What is required |
Write out every line of the material as it stands, apart from the pictures.
* start Supplied information *
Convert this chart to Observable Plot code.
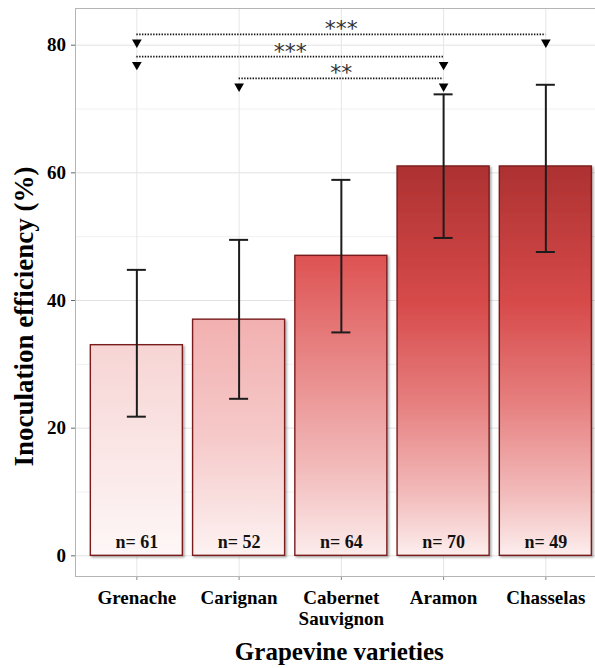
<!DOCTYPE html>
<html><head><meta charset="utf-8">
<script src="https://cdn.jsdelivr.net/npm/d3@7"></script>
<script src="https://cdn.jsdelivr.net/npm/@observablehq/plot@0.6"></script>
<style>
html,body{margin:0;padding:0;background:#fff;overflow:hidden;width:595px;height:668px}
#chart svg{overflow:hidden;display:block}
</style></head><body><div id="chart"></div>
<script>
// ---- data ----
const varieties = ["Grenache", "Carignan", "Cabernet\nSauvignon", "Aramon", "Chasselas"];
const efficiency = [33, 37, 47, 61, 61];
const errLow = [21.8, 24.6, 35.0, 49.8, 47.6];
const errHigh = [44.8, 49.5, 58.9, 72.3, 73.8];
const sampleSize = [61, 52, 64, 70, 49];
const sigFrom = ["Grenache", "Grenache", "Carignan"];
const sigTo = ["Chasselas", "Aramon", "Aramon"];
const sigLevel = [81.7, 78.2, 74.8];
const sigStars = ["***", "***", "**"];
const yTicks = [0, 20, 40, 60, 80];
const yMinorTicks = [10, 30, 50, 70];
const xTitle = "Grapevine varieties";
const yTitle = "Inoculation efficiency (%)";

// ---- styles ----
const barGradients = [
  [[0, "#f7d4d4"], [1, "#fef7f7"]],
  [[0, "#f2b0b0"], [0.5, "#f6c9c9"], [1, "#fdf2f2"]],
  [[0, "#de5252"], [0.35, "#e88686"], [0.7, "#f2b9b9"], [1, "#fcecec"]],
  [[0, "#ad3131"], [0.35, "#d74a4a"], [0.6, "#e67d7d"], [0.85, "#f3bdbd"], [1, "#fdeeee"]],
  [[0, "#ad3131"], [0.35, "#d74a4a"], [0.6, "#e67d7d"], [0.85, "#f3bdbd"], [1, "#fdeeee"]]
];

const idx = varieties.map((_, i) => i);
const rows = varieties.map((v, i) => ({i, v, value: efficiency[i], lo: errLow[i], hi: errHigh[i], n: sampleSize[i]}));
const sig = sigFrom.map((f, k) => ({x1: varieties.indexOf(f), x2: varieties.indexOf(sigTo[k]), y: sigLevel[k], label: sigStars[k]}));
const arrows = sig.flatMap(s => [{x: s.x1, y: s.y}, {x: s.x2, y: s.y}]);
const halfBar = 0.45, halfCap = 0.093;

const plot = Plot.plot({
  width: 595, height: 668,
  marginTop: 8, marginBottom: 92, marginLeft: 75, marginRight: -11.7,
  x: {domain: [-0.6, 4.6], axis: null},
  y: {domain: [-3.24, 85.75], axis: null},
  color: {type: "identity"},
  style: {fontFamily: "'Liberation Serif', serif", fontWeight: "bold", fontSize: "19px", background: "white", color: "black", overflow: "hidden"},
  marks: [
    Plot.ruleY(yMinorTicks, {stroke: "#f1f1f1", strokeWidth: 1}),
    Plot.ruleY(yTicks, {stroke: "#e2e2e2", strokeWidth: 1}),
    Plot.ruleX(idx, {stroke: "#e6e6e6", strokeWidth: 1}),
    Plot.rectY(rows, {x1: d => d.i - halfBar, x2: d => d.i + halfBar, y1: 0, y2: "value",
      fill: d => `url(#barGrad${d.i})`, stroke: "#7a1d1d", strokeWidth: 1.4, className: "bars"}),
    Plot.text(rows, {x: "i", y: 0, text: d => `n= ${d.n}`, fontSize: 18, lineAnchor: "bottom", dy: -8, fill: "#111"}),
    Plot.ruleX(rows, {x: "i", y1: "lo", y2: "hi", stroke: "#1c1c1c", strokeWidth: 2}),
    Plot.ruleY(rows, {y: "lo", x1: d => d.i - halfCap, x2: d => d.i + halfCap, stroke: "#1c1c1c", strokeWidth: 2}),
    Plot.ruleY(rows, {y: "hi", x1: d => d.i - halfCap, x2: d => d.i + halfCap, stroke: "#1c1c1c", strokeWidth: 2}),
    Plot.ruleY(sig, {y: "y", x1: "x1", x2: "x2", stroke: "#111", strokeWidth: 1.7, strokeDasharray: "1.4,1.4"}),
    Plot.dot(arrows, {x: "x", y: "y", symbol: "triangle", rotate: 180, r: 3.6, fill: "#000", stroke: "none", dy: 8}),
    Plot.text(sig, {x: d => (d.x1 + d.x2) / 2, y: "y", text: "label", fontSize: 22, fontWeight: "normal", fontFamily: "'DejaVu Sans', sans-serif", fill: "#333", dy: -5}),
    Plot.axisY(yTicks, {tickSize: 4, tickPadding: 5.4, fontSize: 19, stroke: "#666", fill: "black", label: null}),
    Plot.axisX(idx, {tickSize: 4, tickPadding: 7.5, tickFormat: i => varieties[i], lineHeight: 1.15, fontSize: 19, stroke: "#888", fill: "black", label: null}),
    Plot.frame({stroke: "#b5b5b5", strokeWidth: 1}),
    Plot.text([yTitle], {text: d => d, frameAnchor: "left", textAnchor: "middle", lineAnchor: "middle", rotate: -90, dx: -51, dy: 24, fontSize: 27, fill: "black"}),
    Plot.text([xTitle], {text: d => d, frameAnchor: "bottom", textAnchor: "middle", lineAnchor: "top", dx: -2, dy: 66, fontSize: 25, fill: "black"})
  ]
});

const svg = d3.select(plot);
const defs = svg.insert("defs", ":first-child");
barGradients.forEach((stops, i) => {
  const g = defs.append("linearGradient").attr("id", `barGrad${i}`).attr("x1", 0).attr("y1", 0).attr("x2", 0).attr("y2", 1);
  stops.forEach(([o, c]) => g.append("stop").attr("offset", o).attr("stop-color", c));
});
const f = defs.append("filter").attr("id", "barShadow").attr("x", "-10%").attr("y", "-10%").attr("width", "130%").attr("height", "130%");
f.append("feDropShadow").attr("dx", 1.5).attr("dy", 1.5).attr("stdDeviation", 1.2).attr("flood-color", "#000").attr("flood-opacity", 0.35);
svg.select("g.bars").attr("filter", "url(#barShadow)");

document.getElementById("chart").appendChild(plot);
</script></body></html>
* end Supplied information *
Exercise response |
Convert this chart to Observable Plot code.
<!DOCTYPE html>
<html><head><meta charset="utf-8">
<script src="https://cdn.jsdelivr.net/npm/d3@7"></script>
<script src="https://cdn.jsdelivr.net/npm/@observablehq/plot@0.6"></script>
<style>
html,body{margin:0;padding:0;background:#fff;overflow:hidden;width:595px;height:668px}
#chart svg{overflow:hidden;display:block}
</style></head><body><div id="chart"></div>
<script>
// ---- data ----
const varieties = ["Grenache", "Carignan", "Cabernet\nSauvignon", "Aramon", "Chasselas"];
const efficiency = [33, 37, 47, 61, 61];
const errLow = [21.8, 24.6, 35.0, 49.8, 47.6];
const errHigh = [44.8, 49.5, 58.9, 72.3, 73.8];
const sampleSize = [61, 52, 64, 70, 49];
const sigFrom = ["Grenache", "Grenache", "Carignan"];
const sigTo = ["Chasselas", "Aramon", "Aramon"];
const sigLevel = [81.7, 78.2, 74.8];
const sigStars = ["***", "***", "**"];
const yTicks = [0, 20, 40, 60, 80];
const yMinorTicks = [10, 30, 50, 70];
const xTitle = "Grapevine varieties";
const yTitle = "Inoculation efficiency (%)";

// ---- styles ----
const barGradients = [
  [[0, "#f7d4d4"], [1, "#fef7f7"]],
  [[0, "#f2b0b0"], [0.5, "#f6c9c9"], [1, "#fdf2f2"]],
  [[0, "#de5252"], [0.35, "#e88686"], [0.7, "#f2b9b9"], [1, "#fcecec"]],
  [[0, "#ad3131"], [0.35, "#d74a4a"], [0.6, "#e67d7d"], [0.85, "#f3bdbd"], [1, "#fdeeee"]],
  [[0, "#ad3131"], [0.35, "#d74a4a"], [0.6, "#e67d7d"], [0.85, "#f3bdbd"], [1, "#fdeeee"]]
];

const idx = varieties.map((_, i) => i);
const rows = varieties.map((v, i) => ({i, v, value: efficiency[i], lo: errLow[i], hi: errHigh[i], n: sampleSize[i]}));
const sig = sigFrom.map((f, k) => ({x1: varieties.indexOf(f), x2: varieties.indexOf(sigTo[k]), y: sigLevel[k], label: sigStars[k]}));
const arrows = sig.flatMap(s => [{x: s.x1, y: s.y}, {x: s.x2, y: s.y}]);
const halfBar = 0.45, halfCap = 0.093;

const plot = Plot.plot({
  width: 595, height: 668,
  marginTop: 8, marginBottom: 92, marginLeft: 75, marginRight: -11.7,
  x: {domain: [-0.6, 4.6], axis: null},
  y: {domain: [-3.24, 85.75], axis: null},
  color: {type: "identity"},
  style: {fontFamily: "'Liberation Serif', serif", fontWeight: "bold", fontSize: "19px", background: "white", color: "black", overflow: "hidden"},
  marks: [
    Plot.ruleY(yMinorTicks, {stroke: "#f1f1f1", strokeWidth: 1}),
    Plot.ruleY(yTicks, {stroke: "#e2e2e2", strokeWidth: 1}),
    Plot.ruleX(idx, {stroke: "#e6e6e6", strokeWidth: 1}),
    Plot.rectY(rows, {x1: d => d.i - halfBar, x2: d => d.i + halfBar, y1: 0, y2: "value",
      fill: d => `url(#barGrad${d.i})`, stroke: "#7a1d1d", strokeWidth: 1.4, className: "bars"}),
    Plot.text(rows, {x: "i", y: 0, text: d => `n= ${d.n}`, fontSize: 18, lineAnchor: "bottom", dy: -8, fill: "#111"}),
    Plot.ruleX(rows, {x: "i", y1: "lo", y2: "hi", stroke: "#1c1c1c", strokeWidth: 2}),
    Plot.ruleY(rows, {y: "lo", x1: d => d.i - halfCap, x2: d => d.i + halfCap, stroke: "#1c1c1c", strokeWidth: 2}),
    Plot.ruleY(rows, {y: "hi", x1: d => d.i - halfCap, x2: d => d.i + halfCap, stroke: "#1c1c1c", strokeWidth: 2}),
    Plot.ruleY(sig, {y: "y", x1: "x1", x2: "x2", stroke: "#111", strokeWidth: 1.7, strokeDasharray: "1.4,1.4"}),
    Plot.dot(arrows, {x: "x", y: "y", symbol: "triangle", rotate: 180, r: 3.6, fill: "#000", stroke: "none", dy: 8}),
    Plot.text(sig, {x: d => (d.x1 + d.x2) / 2, y: "y", text: "label", fontSize: 22, fontWeight: "normal", fontFamily: "'DejaVu Sans', sans-serif", fill: "#333", dy: -5}),
    Plot.axisY(yTicks, {tickSize: 4, tickPadding: 5.4, fontSize: 19, stroke: "#666", fill: "black", label: null}),
    Plot.axisX(idx, {tickSize: 4, tickPadding: 7.5, tickFormat: i => varieties[i], lineHeight: 1.15, fontSize: 19, stroke: "#888", fill: "black", label: null}),
    Plot.frame({stroke: "#b5b5b5", strokeWidth: 1}),
    Plot.text([yTitle], {text: d => d, frameAnchor: "left", textAnchor: "middle", lineAnchor: "middle", rotate: -90, dx: -51, dy: 24, fontSize: 27, fill: "black"}),
    Plot.text([xTitle], {text: d => d, frameAnchor: "bottom", textAnchor: "middle", lineAnchor: "top", dx: -2, dy: 66, fontSize: 25, fill: "black"})
  ]
});

const svg = d3.select(plot);
const defs = svg.insert("defs", ":first-child");
barGradients.forEach((stops, i) => {
  const g = defs.append("linearGradient").attr("id", `barGrad${i}`).attr("x1", 0).attr("y1", 0).attr("x2", 0).attr("y2", 1);
  stops.forEach(([o, c]) => g.append("stop").attr("offset", o).attr("stop-color", c));
});
const f = defs.append("filter").attr("id", "barShadow").attr("x", "-10%").attr("y", "-10%").attr("width", "130%").attr("height", "130%");
f.append("feDropShadow").attr("dx", 1.5).attr("dy", 1.5).attr("stdDeviation", 1.2).attr("flood-color", "#000").attr("flood-opacity", 0.35);
svg.select("g.bars").attr("filter", "url(#barShadow)");

document.getElementById("chart").appendChild(plot);
</script></body></html>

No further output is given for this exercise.